In: Economics
Show and explain using a graph with aggregate supply and demand and potential output, along with the basic equation Y = C + G + I + net exports, the policy goal of the aggressive lowering of the Fed’s target interest rate.
Greetings for the day,
First of all, we are going to understand the meaning of Aggregate supply, Aggregate demand and potential output or GDP:
Aggregate supply (AS) refers to the total quantity of output (i.e. real GDP) firms will produce and sell into the market.
Potential GDP/output is defined as the quantity that an economy can produce by fully employing its existing levels of labour, physical capital, and technology, in the context of its existing market and legal institutions.
Aggregate demand (AD) refers to the amount of total spending on domestic goods and services in an economy.
Aggregate supply and potential output:
Now first look into the graph then we will elaborate it further:
Aggregate supply (AS) curve slopes up, because as the price level for outputs rises, with the price of inputs remaining fixed, firms have an incentive to produce more and to earn higher profits. The potential GDP line shows the maximum that the economy can produce with full employment of workers and physical capital.
The horizontal axis of the diagram shows real GDP—that is, the level of GDP adjusted for inflation. The vertical axis shows the price level.
As the price level rises, the aggregate quantity of goods and services supplied rises as well because there is a law of supply which says that there is a direct relationship between price and quantity supplied.
The slope of an AS curve changes from nearly flat at its far left to nearly vertical at its far right. At the far left of the aggregate supply curve, the level of output in the economy is far below potential GDP, which is already defined above.
Aggregate demand:
The aggregate demand (AD) curve shows the total spending on domestic goods and services at each price level, now we will first see the graph and then discuss it in detail:
The AD curve slopes down, which means that increases in the price level of outputs lead to a lower quantity of total spending. The reasons behind this shape are related to how changes in the price level affect the different components of aggregate demand.

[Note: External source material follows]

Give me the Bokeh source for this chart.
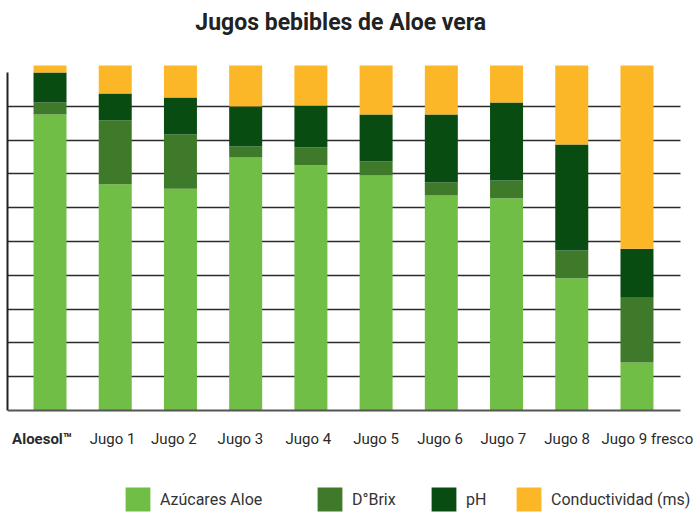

The following components make up aggregate demand:
Consumption spending (C), investment spending (I), government spending (G), and spending on exports (X) minus imports (M):
C + I + G + X – M.
Let’s look at these components in details:
The wealth effect holds that as the price level increases, the buying power of savings that people have stored up in bank accounts and other assets will diminish because they will use their saving to eaten away to some extent by inflation...
The interest rate effect is that as prices for outputs rise, the same purchases will take more money or credit to accomplish. This additional demand for money and credit will push interest rates higher. In turn, higher interest rates will reduce borrowing by businesses for investment purposes and reduce borrowing by households for homes and cars—thus reducing consumption and investment spending.
The foreign price effect points out that if prices rise in the United States while remaining fixed in other countries, then goods in the United States will be relatively more expensive compared to goods in the rest of the world. U.S. exports will be relatively more expensive, and the number of exports sold will fall. U.S. imports from abroad will be relatively cheaper, so the number of imports will rise. Thus, a higher domestic price level, relative to price levels in other countries, will reduce net export expenditures.
Now we will be talking about the policy goal related to interest rate:
When describing the monetary policy actions taken by a central bank, it is common to hear that the central bank “raised interest rates” or “lowered interest rates.” We need to be clear about this: more precisely, through open market operations the central bank changes bank reserves in a way which affects the supply curve of loanable funds. If they do not meet the Fed’s target, the Fed can supply more or fewer reserves until interest rates do. Recall that the specific interest rate the Fed targets is the federal funds rate. The Federal Reserve has, since 1995, established its target federal funds rate in advance of any open market operations.
Financial markets display a wide range of interest rates, representing borrowers with different risk premiums and loans that are to be repaid over different periods. In general, when the federal funds rate drops substantially, other interest rates drop, too, and when the federal funds rate rises, other interest rates rise.